Entanglement is one of the most mysterious and fundamental properties of quantum mechanics and allows particles to have a much closer relationship than is possible in classical physics. If two particles are entangled, we can know the state of one particle by measuring the state of the other. However, entangled states are thought to vanish above a certain temperature because of thermal effects that make the system classical in a phenomenon known as "decoherence".

Now, Vedral and colleagues have shown otherwise. The UK-Portugal-Austria team have calculated that an entangled state formed between the photons in a laser pulse and the phonons -- quantum mechanical vibrations of the crystal lattice -- in a mirror can persist at arbitrarily high temperatures. The physicists obtained their results by treating both the laser light and the mirror as simple quantum-mechanical harmonic oscillators. The photons and phonons interact via the so-called light pressure mechanism, in which photons bombarding the mirror exert a pressure on it because of mutual interactions.
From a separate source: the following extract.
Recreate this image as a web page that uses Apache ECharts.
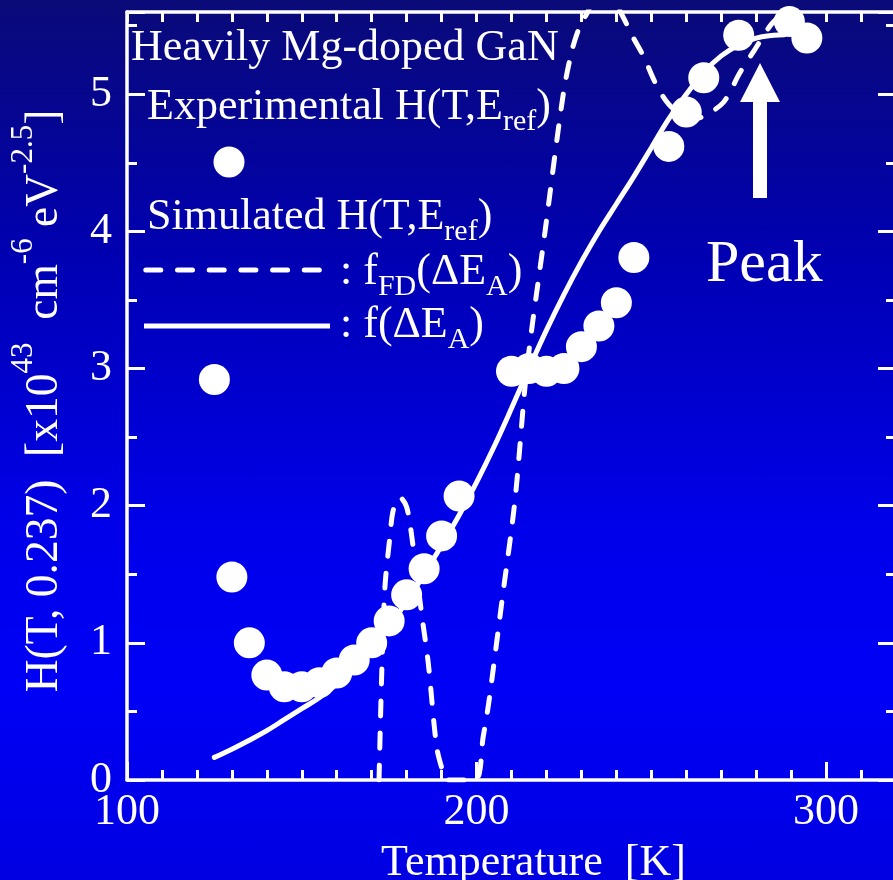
<!DOCTYPE html>
<html><head><meta charset="utf-8">
<script src="https://cdn.jsdelivr.net/npm/echarts@6/dist/echarts.min.js"></script>
<style>
html,body{margin:0;padding:0;}
#c{width:893px;height:880px;background:linear-gradient(to bottom,#0a0a78 0%,#0000b4 30%,#0000ea 60%,#0000f6 78%,#0000e2 100%);}
</style>
</head><body><div id="c"></div>
<script>
// Experimental H(T, E_ref) points
const expT = [125,130,135,140,145,150,155,160,165,170,175,180,185,190,195,210,215,220,225,230,235,240,245,255,260,265,275,289.5,294.5];
const expH = [2.92,1.48,1.00,0.765,0.68,0.68,0.71,0.78,0.875,1.00,1.16,1.35,1.54,1.78,2.07,2.98,3.00,2.98,3.00,3.16,3.31,3.48,3.81,4.62,4.87,5.12,5.43,5.53,5.41];
// Simulated f(dE_A) (solid)
const simT = [125,130,135,140,145,150,155,160,165,170,175,180,185,190,195,200,205,210,215,220,225,230,235,240,245,250,255,260,265,270,275,280,285,288];
const simH = [0.165,0.225,0.29,0.36,0.44,0.52,0.60,0.70,0.82,0.96,1.12,1.30,1.50,1.71,1.93,2.17,2.43,2.71,3.00,3.28,3.54,3.78,4.00,4.20,4.40,4.61,4.82,5.00,5.16,5.28,5.36,5.41,5.43,5.435];
// Simulated f_FD(dE_A) (dashed)
const fdT = [172.1,172.9,173.8,175.2,176.2,178.1,180.0,181.5,184.3,186.2,188.6,190.5,191.5,199.6,201.9,203.6,207.3,211.0,214.4,219.6,224.8,227.3,229.6,231.6,234,236.5,239,242.0,244.9,247.7,251.6,254.9,258.5,262,264.9,270.6,275.4,279.7,284.0,286.3,289];
const fdH = [0,0.80,1.41,1.77,1.97,2.06,1.99,1.77,1.21,0.85,0.24,0.05,0,0,0.315,0.583,1.311,2.04,3.0,4.0,5.0,5.32,5.50,5.59,5.72,5.78,5.70,5.56,5.41,5.28,5.06,4.93,4.85,4.82,4.84,4.94,5.16,5.33,5.50,5.57,5.75];
const xMajorTicks = [100,200,300];
const yMajorTicks = [0,1,2,3,4,5];

const F = 'Liberation Serif, Times New Roman, serif';
const W = '#ffffff';
const chart = echarts.init(document.getElementById('c'), null, {renderer:'canvas'});
const zip = (a,b)=>a.map((v,i)=>[v,b[i]]);
const lineW = 3.5, tickW = 3;
function xAx(pos, interval, len, showLine, labels){
  return {type:'value', position:pos, min:100, max:320, interval:interval,
    axisLine:{show:showLine, onZero:false, lineStyle:{color:W,width:lineW}},
    axisTick:{show:true, inside:true, length:len, lineStyle:{color:W,width:tickW}},
    axisLabel:{show:labels, color:W, fontFamily:F, fontSize:44, margin:10,
      formatter:v=>xMajorTicks.includes(v)?String(v):''},
    splitLine:{show:false}};
}
function yAx(pos, interval, len, showLine, labels){
  return {type:'value', position:pos, min:0, max:5.6, interval:interval,
    axisLine:{show:showLine, onZero:false, lineStyle:{color:W,width:lineW}},
    axisTick:{show:true, inside:true, length:len, lineStyle:{color:W,width:tickW}},
    axisLabel:{show:labels, color:W, fontFamily:F, fontSize:44, margin:15,
      formatter:v=>yMajorTicks.includes(v)?String(v):''},
    splitLine:{show:false}};
}
const xa0 = xAx('bottom',100,18,true,true);
xa0.name = 'Temperature  [K]';
xa0.nameLocation = 'middle';
xa0.nameGap = 43;
xa0.nameTextStyle = {color:W, fontFamily:F, fontSize:44, lineHeight:50, padding:[0,0,0,44]};
const ya0 = yAx('left',1,18,true,true);
ya0.name = '{a|H(T, 0.237)  [x10}{s|43}{a|  cm}{s|-6}{a| eV}{s|-2.5}{a|]}';
ya0.nameLocation = 'middle';
ya0.nameRotate = 90;
ya0.nameGap = 45;
ya0.nameTextStyle = {color:W, fontFamily:F, padding:[0,10,0,0], rich:{
  a:{fontSize:45.5, lineHeight:74, color:W, fontFamily:F},
  s:{fontSize:31, lineHeight:31, verticalAlign:'top', color:W, fontFamily:F}}};

const richLeg = {
  a:{fontSize:44, lineHeight:60, fill:W, fontFamily:F},
  b:{fontSize:30, lineHeight:30, verticalAlign:'bottom', fill:W, fontFamily:F}
};
function legText(x, baseline, txt){
  return {type:'text', x:x, y:baseline-44.8, z:100,
    style:{text:txt, rich:richLeg, fill:W, align:'left', verticalAlign:'top', font:'44px '+F}};
}

chart.setOption({
  animation:false,
  backgroundColor:'transparent',
  grid:{left:127, top:12, width:769, height:768, containLabel:false, outerBoundsMode:'none'},
  xAxis:[xa0, xAx('bottom',10,10,false,false), xAx('top',10,10,true,false)],
  yAxis:[ya0, yAx('left',0.5,10,false,false), yAx('right',1,18,true,false), yAx('right',0.5,10,false,false)],
  series:[
    {type:'line', name:'fFD', data:zip(fdT,fdH), showSymbol:false, symbol:'none', smooth:0.3, clip:true,
      lineStyle:{color:W, width:5, type:[15,17], cap:'round'}, z:2},
    {type:'line', name:'f', data:zip(simT,simH), showSymbol:false, symbol:'none', smooth:0.4, clip:true,
      lineStyle:{color:W, width:5, cap:'round'}, z:3},
    {type:'scatter', name:'exp', data:zip(expT,expH), symbol:'circle', symbolSize:31,
      itemStyle:{color:W, opacity:1}, z:4}
  ],
  graphic:[
    legText(131, 63, '{a|Heavily Mg-doped GaN}'),
    legText(147, 122, '{a|Experimental H(T,E}{b|ref}{a|)}'),
    {type:'circle', shape:{cx:229, cy:162, r:15.5}, style:{fill:W}, z:100},
    legText(147, 232, '{a|Simulated H(T,E}{b|ref}{a|)}'),
    {type:'line', shape:{x1:145.8, y1:270, x2:320, y2:270}, style:{stroke:W, lineWidth:5, lineDash:[15,16.7], lineCap:'round'}, z:100},
    legText(340, 287, '{a|: f}{b|FD}{a|(\u0394E}{b|A}{a|)}'),
    {type:'line', shape:{x1:144, y1:326, x2:330, y2:326}, style:{stroke:W, lineWidth:5}, z:100},
    legText(340, 340, '{a|: f(\u0394E}{b|A}{a|)}'),
    {type:'polygon', shape:{points:[[753,198],[767,198],[767,102],[780,102],[760,63],[740,102],[753,102]]}, style:{fill:W}, z:100},
    {type:'text', x:706, y:285-55.25, z:100, style:{text:'{p|Peak}', rich:{p:{fontSize:60, lineHeight:70, fill:W, fontFamily:F}}, fill:W, align:'left', verticalAlign:'top'}}
  ]
});
</script></body></html>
The pressure exerted on the mirror depends on the number of photons hitting it: the more photons in the laser, the more pressure they exert on the mirror and the more the mirror vibrates. Vedral and co-workers calculated that if they were to measure five photons in the light field, then there would be five phonons in the motion of the mirror; and if they measured ten photons, then that meant ten phonons, and so forth. This is typical of an entangled state but the difference in the new calculation is that it works for large systems too -- there are millions of photons in the laser beam and more than a billion atoms in the mirror.

The results show that macroscopic entanglement is not that difficult to create. "If our analysis is confirmed in an experiment -- and I see no reason to believe otherwise -- then this would push the limits of the validity of quantum mechanics further," says Vedral. This may also have important implications for quantum computers: "Perhaps we would not need to cool quantum bits (or 'qubits') down to low temperatures in order to use them for quantum computation. Maybe we could have room temperature quantum computers, just like the classical ones of today."